Mas o ponto que de fato levanta preocupação é o comportamento da inflação de serviços. Enquanto a inflação pelo IPCA em 12 meses encerrados em março é de 3,9%, a de serviços chega a 5,9%, aponta Braz. “Temos muitas fontes de pressão que diminuem o poder da política monetária sobre a inflação de serviços”, diz. Um deles, cita Braz, é a armadilha que o juro alto impõe sobre alguns mercados, como o de compra e venda de imóveis. “Se o juro está alto, desestimula a compra de imóveis, porque encarece o crédito. Isso faz com que a busca por aluguel se aqueça, e esse preço, que é um serviço livre, sobe”, descreve. Outra fonte de pressão é a indexação de preços, que tendem a aumentar quanto maior é a expectativa de inflação. “Condomínio, mensalidade escolar são exemplos de serviços que nunca sobem menos que a inflação do ano anterior”, exemplifica, lembrando ainda que o mercado de trabalho aquecido também fortalece essa tendência, dando fôlego ao consumo de serviços. “Somente à medida que a inflação vai convergindo para a meta é que essa tendência à indexação se reduz”, afirma. Entre os fatores que também podem colaborar para essa desindexação, Braz cita o aumento da concorrência onde hoje há concentração, como o elétrico, com a ampliação do mercado livre de energia.
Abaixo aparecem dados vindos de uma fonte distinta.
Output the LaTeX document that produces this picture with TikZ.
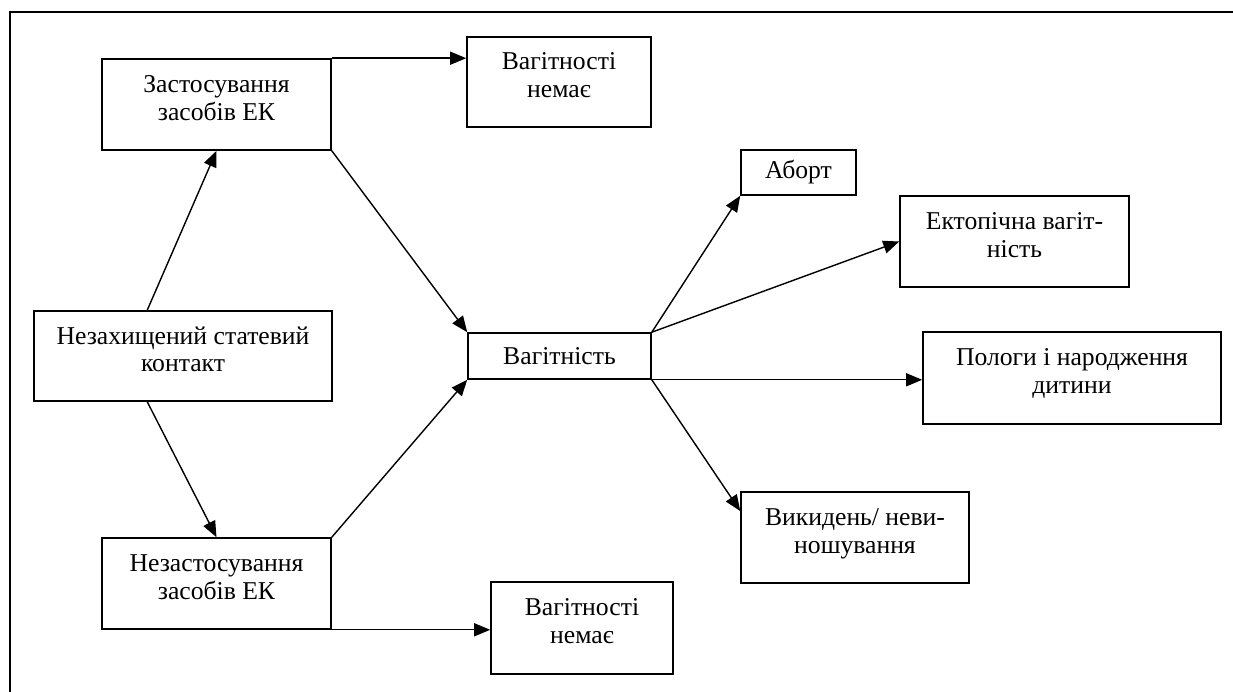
\documentclass[tikz,border=0pt]{standalone}
\usepackage{fontspec}
\setmainfont{Liberation Serif}
\usetikzlibrary{arrows.meta,positioning,calc}

\begin{document}
\begin{tikzpicture}[
    blok/.style={draw,line width=0.9pt,align=center,inner sep=2pt,
        font=\fontsize{14.6}{15.8}\selectfont},
    dvarjad/.style={blok,text depth=0.27cm},
    strilka/.style={-{Triangle[length=0.32cm,width=0.26cm]},line width=0.8pt}]
  \useasboundingbox (0,0) rectangle (24.66,-13.84);
  % Outer frame (top and left)
  \draw[line width=0.6pt] (0.2,-13.84) -- (0.2,-0.24) -- (24.66,-0.24);

  % Left column
  \node[dvarjad,minimum width=4.58cm,minimum height=1.82cm]
        (zast) at (4.33,-2.09) {Застосування\\засобів ЕК};
  \node[dvarjad,minimum width=5.96cm,minimum height=1.80cm]
        (nezakh) at (3.66,-7.12) {Незахищений статевий\\контакт};
  \node[dvarjad,minimum width=4.58cm,minimum height=1.82cm]
        (nezast) at (4.33,-11.67) {Незастосування\\засобів ЕК};

  % Middle column
  \node[dvarjad,minimum width=3.68cm,minimum height=1.80cm]
        (nemaie1) at (11.18,-1.64) {Вагітності\\немає};
  \node[blok,minimum width=3.66cm,minimum height=0.92cm]
        (vahit) at (11.19,-7.12) {Вагітність};
  \node[dvarjad,minimum width=3.64cm,minimum height=1.84cm]
        (nemaie2) at (11.64,-12.56) {Вагітності\\немає};

  % Right column (outcomes)
  \node[blok,minimum width=2.30cm,minimum height=0.90cm]
        (abort) at (15.97,-3.45) {Аборт};
  \node[dvarjad,minimum width=4.58cm,minimum height=1.82cm]
        (ektop) at (20.29,-4.83) {Ектопічна вагіт-\\ність};
  \node[dvarjad,minimum width=5.96cm,minimum height=1.84cm]
        (polohy) at (21.44,-7.56) {Пологи і народження\\дитини};
  \node[dvarjad,minimum width=4.56cm,minimum height=1.82cm]
        (vykyd) at (17.10,-10.75) {Викидень/ неви-\\ношування};

  % Arrows from the contact
  \draw[strilka] (nezakh.128) -- (zast.south);
  \draw[strilka] (nezakh.232) -- (nezast.north);

  % Arrows to pregnancy / no pregnancy
  \draw[strilka] (zast.north east) -- (zast.north east -| nemaie1.west);
  \draw[strilka] (zast.south east) -- (vahit.north west);
  \draw[strilka] (nezast.north east) -- (vahit.south west);
  \draw[strilka] (nezast.south east) -- (nezast.south east -| nemaie2.west);

  % Outcomes of pregnancy
  \draw[strilka] (vahit.north east) -- (abort.south west);
  \draw[strilka] (vahit.north east) -- (ektop.west);
  \draw[strilka] (vahit.south east) -- (vahit.south east -| polohy.west);
  \draw[strilka] (vahit.south east) -- (vykyd.167);
\end{tikzpicture}
\end{document}
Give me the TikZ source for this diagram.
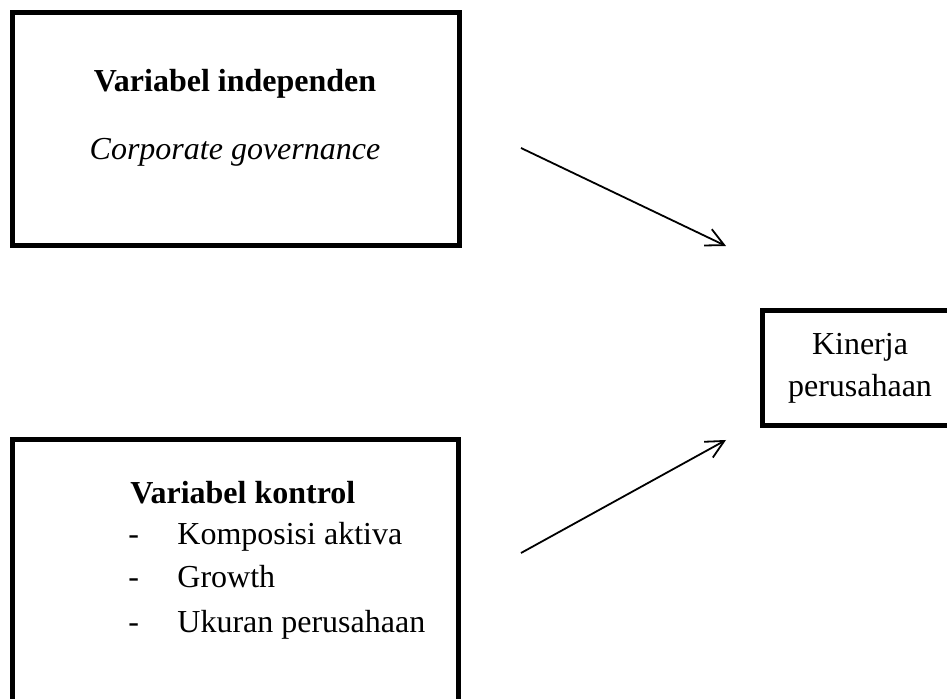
\documentclass[tikz,border=0pt]{standalone}
\usepackage{fontspec}
\setmainfont{Liberation Serif}
\usetikzlibrary{positioning, arrows.meta}

\tikzset{
    varbox/.style={draw, line width=2.5pt, inner sep=0pt},
    txt/.style={inner sep=0pt, anchor=base},
    link/.style={-{Straight Barb[length=9pt, width=9pt]}, line width=0.9pt}
}

\begin{document}
\begin{tikzpicture}[x=0.5pt, y=-0.5pt, every node/.style={font=\fontsize{16}{21}\selectfont}]
    \useasboundingbox (0,0) rectangle (947,699);
    \clip (0,0) rectangle (947,699);
    % boxes
    \node (Indep) [varbox, minimum width=223.5pt, minimum height=116.5pt] at (236,129) {};
    \node (Kontrol) [varbox, minimum width=223pt, minimum height=160.25pt] at (235.5,599.75) {};
    \node (Kinerja) [varbox, align=center, minimum width=97.5pt, minimum height=57.5pt] at (860,368) {Kinerja\\perusahaan};
    % texts
    \node (IndepTitle) [txt, font=\fontsize{16}{21}\selectfont\bfseries] at (235,92) {Variabel independen};
    \node (IndepName) [txt, font=\fontsize{16}{21}\selectfont\itshape] at (235,160) {Corporate governance};
    \node (KontrolTitle) [txt, anchor=base west, font=\fontsize{16}{21}\selectfont\bfseries] at (130,503) {Variabel kontrol};
    \foreach \y/\t [count=\i] in {545/Komposisi aktiva, 587/Growth, 632/Ukuran perusahaan} {
        \node (dash\i) [txt, anchor=base west] at (128,\y) {-};
        \node (item\i) [txt, anchor=base west] at (177,\y) {\t};
    }
    % arrows
    \coordinate (IndepOut) at (521,148);
    \coordinate (IndepIn) at (726,246);
    \coordinate (KontrolOut) at (521,553);
    \coordinate (KontrolIn) at (726,440);
    \draw [link] (IndepOut) -- (IndepIn);
    \draw [link] (KontrolOut) -- (KontrolIn);
\end{tikzpicture}
\end{document}
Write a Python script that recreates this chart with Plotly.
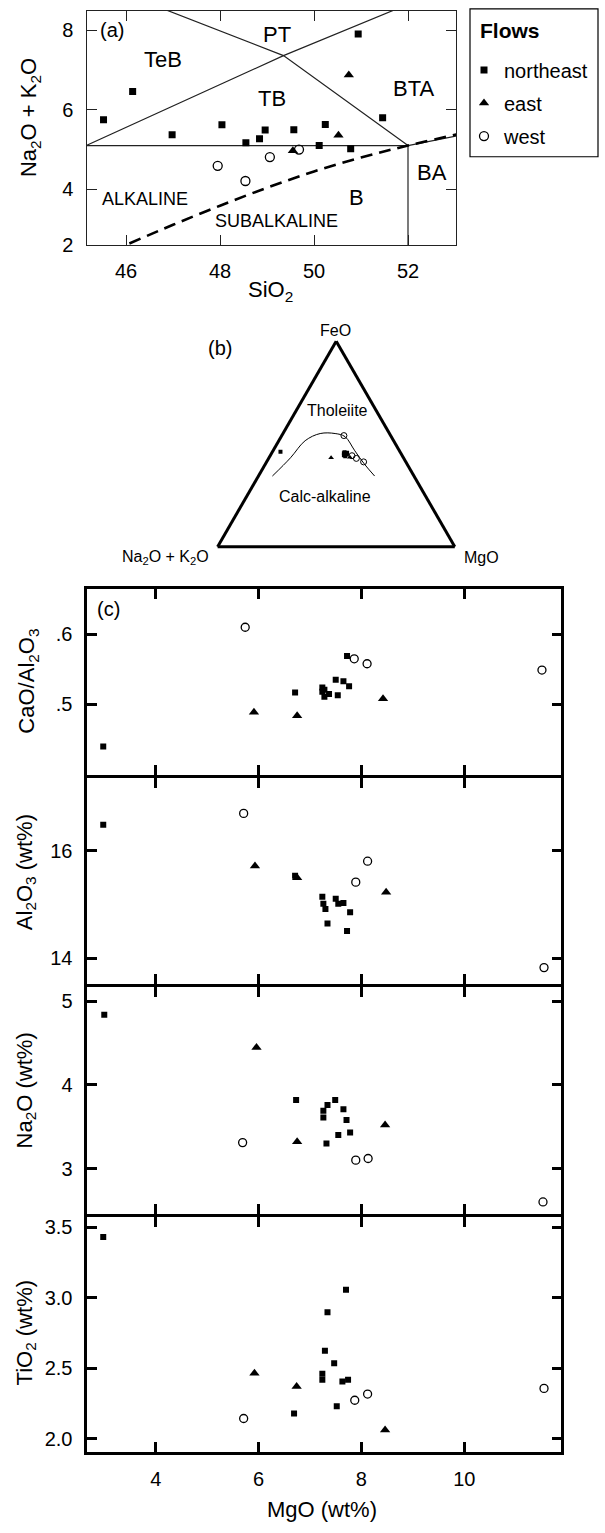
import plotly.graph_objects as go

FONT = "Liberation Sans, Arial, sans-serif"
W, H = 605, 1533

# ---------------- Panel (a): TAS diagram ----------------
tas_ne_sio2 = [45.52, 46.14, 46.98, 48.04, 48.55, 48.84, 48.96, 49.57, 50.11, 50.24, 50.78, 51.46, 50.94]
tas_ne_alk = [5.75, 6.46, 5.37, 5.62, 5.17, 5.27, 5.49, 5.50, 5.10, 5.63, 5.02, 5.80, 7.90]
tas_e_sio2 = [49.55, 50.52, 50.74]
tas_e_alk = [4.97, 5.36, 6.87]
tas_w_sio2 = [47.95, 48.54, 49.06, 49.68]
tas_w_alk = [4.59, 4.21, 4.81, 5.00]

# field boundaries (as drawn)
bnd_lower_x = [45.0, 52.0, 53.3]
bnd_lower_y = [5.1, 5.1, 5.4]
bnd_teb_x = [45.0, 49.35, 51.9]
bnd_teb_y = [5.02, 7.36, 8.6]
bnd_pt_x = [46.65, 49.35, 52.0]
bnd_pt_y = [8.6, 7.36, 5.1]
bnd_ba_x = [52.0, 52.0]
bnd_ba_y = [5.1, 2.5]
# alkaline / subalkaline divide (dashed)
alk_div_x = [46.07, 47.0, 48.0, 49.0, 50.0, 51.0, 52.0, 53.3]
alk_div_y = [2.64, 3.11, 3.59, 4.04, 4.45, 4.80, 5.10, 5.45]

tas_y_ticks = [2.6, 4, 6, 8]
tas_y_ticktext = ["2", "4", "6", "8"]

# ---------------- Panel (b): AFM ternary ----------------
# a = FeO, b = Na2O + K2O, c = MgO (percent)
afm_ne_feo = [46.2, 45.5, 44.5, 46.0, 45.0, 44.0, 45.8]
afm_ne_alk = [50.4, 24.0, 24.5, 23.5, 23.0, 24.2, 22.5]
afm_ne_mgo = [3.4, 30.5, 31.0, 30.5, 32.0, 31.8, 31.7]
afm_e_feo = [43.3, 44.5, 43.5]
afm_e_alk = [30.5, 24.0, 22.5]
afm_e_mgo = [26.2, 31.5, 34.0]
afm_w_feo = [54.1, 44.3, 43.0, 41.3]
afm_w_alk = [19.7, 21.2, 20.0, 17.8]
afm_w_mgo = [26.2, 34.5, 37.0, 40.9]
div_feo = [34.4, 43.3, 51.6, 55.1, 55.1, 53.6, 46.7, 40.3, 34.4]
div_alk = [59.7, 47.6, 37.3, 29.2, 22.9, 19.5, 18.8, 18.0, 16.6]
div_mgo = [5.9, 9.1, 11.1, 15.7, 22.0, 26.9, 34.5, 41.7, 49.0]

# ---------------- Panel (c): MgO variation diagrams ----------------
cao_ne_mgo = [2.98, 6.71, 7.72, 7.50, 7.65, 7.76, 7.24, 7.28, 7.24, 7.37, 7.28, 7.54]
cao_ne_val = [0.440, 0.517, 0.569, 0.535, 0.533, 0.526, 0.524, 0.521, 0.518, 0.515, 0.511, 0.513]
cao_e_mgo = [5.91, 6.75, 8.42]
cao_e_val = [0.489, 0.484, 0.508]
cao_w_mgo = [5.74, 7.86, 8.11, 11.51]
cao_w_val = [0.610, 0.565, 0.558, 0.549]

al_ne_mgo = [2.98, 6.71, 7.24, 7.26, 7.30, 7.50, 7.55, 7.65, 7.78, 7.34, 7.72]
al_ne_val = [16.49, 15.54, 15.15, 15.02, 14.92, 15.11, 15.02, 15.03, 14.86, 14.65, 14.51]
al_e_mgo = [5.93, 6.75, 8.48]
al_e_val = [15.72, 15.50, 15.23]
al_w_mgo = [5.71, 8.12, 7.89, 11.55]
al_w_val = [16.70, 15.81, 15.42, 13.83]

na_ne_mgo = [3.00, 6.73, 7.49, 7.34, 7.26, 7.26, 7.65, 7.71, 7.78, 7.55, 7.32]
na_ne_val = [4.84, 3.82, 3.82, 3.76, 3.69, 3.61, 3.71, 3.58, 3.43, 3.40, 3.30]
na_e_mgo = [5.96, 6.75, 8.46]
na_e_val = [4.45, 3.32, 3.52]
na_w_mgo = [5.69, 7.89, 8.13, 11.53]
na_w_val = [3.31, 3.10, 3.12, 2.60]

ti_ne_mgo = [2.98, 6.69, 7.70, 7.34, 7.29, 7.47, 7.24, 7.24, 7.63, 7.74, 7.52]
ti_ne_val = [3.43, 2.18, 3.056, 2.897, 2.624, 2.536, 2.461, 2.419, 2.407, 2.419, 2.232]
ti_e_mgo = [5.92, 6.74, 8.46]
ti_e_val = [2.466, 2.372, 2.063]
ti_w_mgo = [5.71, 7.87, 8.12, 11.55]
ti_w_val = [2.145, 2.274, 2.318, 2.358]

mgo_ticks = [4, 6, 8, 10]

# ---------------------------------------------------------
def px2x(p):
    return p / W

def py2y(p):
    return 1 - p / H

fig = go.Figure()

sq = dict(symbol="square", size=7, color="black")
tri = dict(symbol="triangle-up", size=9, color="black")
circ = dict(symbol="circle-open", size=9, color="black", line=dict(width=1.3, color="black"))

# boundaries in (a)
for bx, by in [(bnd_lower_x, bnd_lower_y), (bnd_teb_x, bnd_teb_y), (bnd_pt_x, bnd_pt_y), (bnd_ba_x, bnd_ba_y)]:
    fig.add_trace(go.Scatter(x=bx, y=by, mode="lines", line=dict(color="#222", width=1.2),
                             showlegend=False, hoverinfo="skip", xaxis="x", yaxis="y"))
fig.add_trace(go.Scatter(x=alk_div_x, y=alk_div_y, mode="lines",
                         line=dict(color="black", width=2.6, dash="12px,7px", shape="spline", smoothing=1.0),
                         showlegend=False, hoverinfo="skip", xaxis="x", yaxis="y"))

fig.add_trace(go.Scatter(x=tas_ne_sio2, y=tas_ne_alk, mode="markers", marker=sq, name="northeast",
                         legendgroup="ne", xaxis="x", yaxis="y"))
fig.add_trace(go.Scatter(x=tas_e_sio2, y=tas_e_alk, mode="markers", marker=tri, name="east",
                         legendgroup="e", xaxis="x", yaxis="y"))
fig.add_trace(go.Scatter(x=tas_w_sio2, y=tas_w_alk, mode="markers", marker=circ, name="west",
                         legendgroup="w", xaxis="x", yaxis="y"))

# ternary (b)
fig.add_trace(go.Scatterternary(a=div_feo, b=div_alk, c=div_mgo, mode="lines",
                                line=dict(color="black", width=1, shape="spline"), showlegend=False,
                                hoverinfo="skip"))
fig.add_trace(go.Scatterternary(a=afm_ne_feo, b=afm_ne_alk, c=afm_ne_mgo, mode="markers",
                                marker=dict(symbol="square", size=4, color="black"), showlegend=False))
fig.add_trace(go.Scatterternary(a=afm_e_feo, b=afm_e_alk, c=afm_e_mgo, mode="markers",
                                marker=dict(symbol="triangle-up", size=5, color="black"), showlegend=False))
fig.add_trace(go.Scatterternary(a=afm_w_feo, b=afm_w_alk, c=afm_w_mgo, mode="markers",
                                marker=dict(symbol="circle-open", size=6, color="black",
                                            line=dict(width=1, color="black")), showlegend=False))

# panel (c)
sq_c = dict(symbol="square", size=6, color="black")
tri_c = dict(symbol="triangle-up", size=9, color="black")
circ_c = dict(symbol="circle-open", size=8, color="black", line=dict(width=1.3, color="black"))
panels = [
    ("x2", "y2", cao_ne_mgo, cao_ne_val, cao_e_mgo, cao_e_val, cao_w_mgo, cao_w_val),
    ("x3", "y3", al_ne_mgo, al_ne_val, al_e_mgo, al_e_val, al_w_mgo, al_w_val),
    ("x4", "y4", na_ne_mgo, na_ne_val, na_e_mgo, na_e_val, na_w_mgo, na_w_val),
    ("x5", "y5", ti_ne_mgo, ti_ne_val, ti_e_mgo, ti_e_val, ti_w_mgo, ti_w_val),
]
for xa, ya, nx, ny, ex, ey, wx, wy in panels:
    fig.add_trace(go.Scatter(x=nx, y=ny, mode="markers", marker=sq_c, showlegend=False, xaxis=xa, yaxis=ya))
    fig.add_trace(go.Scatter(x=ex, y=ey, mode="markers", marker=tri_c, showlegend=False, xaxis=xa, yaxis=ya))
    fig.add_trace(go.Scatter(x=wx, y=wy, mode="markers", marker=circ_c, showlegend=False, xaxis=xa, yaxis=ya))

# ---------------- axes ----------------
LWA = 1.3
LWC = 2.6
ax_a = dict(showline=True, linecolor="#222", linewidth=LWA, mirror="allticks", ticks="inside",
            ticklen=10, tickwidth=LWA, tickcolor="#222", showgrid=False, zeroline=False,
            tickfont=dict(family=FONT, size=20, color="black"), ticklabelstandoff=8)
ax_c = dict(showline=True, linecolor="black", linewidth=LWC, mirror="allticks", ticks="inside",
            ticklen=10, tickwidth=LWC, tickcolor="black", showgrid=False, zeroline=False,
            tickfont=dict(family=FONT, size=20, color="black"), ticklabelstandoff=8)

h = LWC / 2
cx = [px2x(86 + h), px2x(562.7 - h)]
mg_range = [2.670, 11.888]

def dom(top_line, bottom_line):
    return [py2y(bottom_line - h), py2y(top_line + h)]

layout = dict(
    width=W, height=H, autosize=False, margin=dict(l=0, r=0, t=0, b=0),
    paper_bgcolor="white", plot_bgcolor="white",
    font=dict(family=FONT, color="black"),
    xaxis=dict(ax_a, domain=[px2x(86.6), px2x(456.4)], range=[45.16, 53.03], anchor="y",
               tickvals=[46, 48, 50, 52]),
    yaxis=dict(ax_a, domain=[py2y(246.0), py2y(10.1)], range=[2.6, 8.48], anchor="x",
               tickvals=tas_y_ticks, ticktext=tas_y_ticktext),
    xaxis2=dict(ax_c, domain=cx, range=mg_range, anchor="y2", tickvals=mgo_ticks, showticklabels=False),
    yaxis2=dict(ax_c, domain=dom(591.7, 781.7), range=[0.399, 0.664], anchor="x2",
                tickvals=[0.5, 0.6], ticktext=[".5", ".6"]),
    xaxis3=dict(ax_c, domain=cx, range=mg_range, anchor="y3", tickvals=mgo_ticks, showticklabels=False),
    yaxis3=dict(ax_c, domain=dom(781.7, 992.3), range=[13.52, 17.361], anchor="x3",
                tickvals=[14, 16]),
    xaxis4=dict(ax_c, domain=cx, range=mg_range, anchor="y4", tickvals=mgo_ticks, showticklabels=False),
    yaxis4=dict(ax_c, domain=dom(992.3, 1224), range=[2.454, 5.175], anchor="x4",
                tickvals=[3, 4, 5]),
    xaxis5=dict(ax_c, domain=cx, range=mg_range, anchor="y5", tickvals=mgo_ticks),
    yaxis5=dict(ax_c, domain=dom(1224, 1463.3), range=[1.911, 3.573], anchor="x5",
                tickvals=[2.0, 2.5, 3.0, 3.5], tickformat=".1f"),
    ternary=dict(
        domain=dict(x=[px2x(216.7), px2x(455.7)], y=[py2y(550), py2y(343)]),
        sum=100, bgcolor="white",
        aaxis=dict(showticklabels=False, ticks="", showgrid=False, showline=True, linewidth=3,
                   linecolor="black", title=dict(text="")),
        baxis=dict(showticklabels=False, ticks="", showgrid=False, showline=True, linewidth=3,
                   linecolor="black", title=dict(text="")),
        caxis=dict(showticklabels=False, ticks="", showgrid=False, showline=True, linewidth=3,
                   linecolor="black", title=dict(text="")),
    ),
    legend=dict(x=px2x(464), y=py2y(50), xanchor="left", yanchor="top",
                borderwidth=0, bgcolor="rgba(0,0,0,0)",
                font=dict(family=FONT, size=20, color="black"),
                tracegroupgap=4, itemwidth=30),
    shapes=[dict(type="rect", xref="paper", yref="paper",
                 x0=px2x(470), x1=px2x(598), y0=py2y(157), y1=py2y(8),
                 line=dict(color="black", width=1.2), fillcolor="rgba(0,0,0,0)", layer="above")],
)
fig.update_layout(**layout)

ann = []
def A(text, x, y, size, xref="paper", yref="paper", angle=0, xanchor="center", yanchor="middle"):
    ann.append(dict(text=text, x=x, y=y, xref=xref, yref=yref, showarrow=False, textangle=angle,
                    xanchor=xanchor, yanchor=yanchor, font=dict(family=FONT, size=size, color="black")))

# legend title
A("<b>Flows</b>", px2x(478), py2y(30), 21, xanchor="left")
# panel (a) labels in data space
A("(a)", 45.41, 8.0, 20, "x", "y", xanchor="left")
A("PT", 49.21, 7.90, 22, "x", "y")
A("TeB", 46.79, 7.26, 22, "x", "y")
A("TB", 49.10, 6.27, 22, "x", "y")
A("BTA", 52.11, 6.54, 22, "x", "y")
A("BA", 52.52, 4.43, 22, "x", "y")
A("B", 50.91, 3.79, 22, "x", "y")
A("ALKALINE", 46.41, 3.75, 18, "x", "y")
A("SUBALKALINE", 49.20, 3.21, 18, "x", "y")
# axis titles (a)
A("SiO<sub>2</sub>", px2x(270), py2y(292), 22)
A("Na<sub>2</sub>O + K<sub>2</sub>O", px2x(30), py2y(118), 22, angle=-90)
# panel (b)
A("(b)", px2x(219.5), py2y(350), 20)
A("FeO", px2x(335), py2y(332), 16)
A("Na<sub>2</sub>O + K<sub>2</sub>O", px2x(211), py2y(561), 16, xanchor="right")
A("MgO", px2x(462), py2y(561), 16, xanchor="left")
A("Tholeiite", px2x(337.5), py2y(413), 16)
A("Calc-alkaline", px2x(325), py2y(499), 16)
# panel (c)
A("(c)", px2x(95), py2y(613), 20, xanchor="left")
A("CaO/Al<sub>2</sub>O<sub>3</sub>", px2x(28), py2y(686), 22, angle=-90)
A("Al<sub>2</sub>O<sub>3</sub> (wt%)", px2x(26), py2y(878), 22, angle=-90)
A("Na<sub>2</sub>O (wt%)", px2x(26), py2y(1098), 22, angle=-90)
A("TiO<sub>2</sub> (wt%)", px2x(26), py2y(1342), 22, angle=-90)
A("MgO (wt%)", px2x(322), py2y(1520), 22)

fig.update_layout(annotations=ann)
fig.write_html("out.html")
Sobre os resultados de inflação ao consumidor dos Estados Unidos, que na contramão do brasileiro vieram piores que o esperado, refletindo-se em projeções menos otimistas para o horizonte de corte de juros, Braz comenta que o reflexo mais significativo poderá ser sentido nos investimentos. “Com um risco país maior do que o americano, uma questão fiscal ainda delicada e longe de ser de curto prazo, a manutenção de juros altos no EUA podem desestimular a permanência de investimentos no Brasil”, diz. Isso, por sua vez, pode ter repercussão no câmbio, que pode beneficiar as exportações de commodities, mas não o preço dos alimentos para o consumidor doméstico.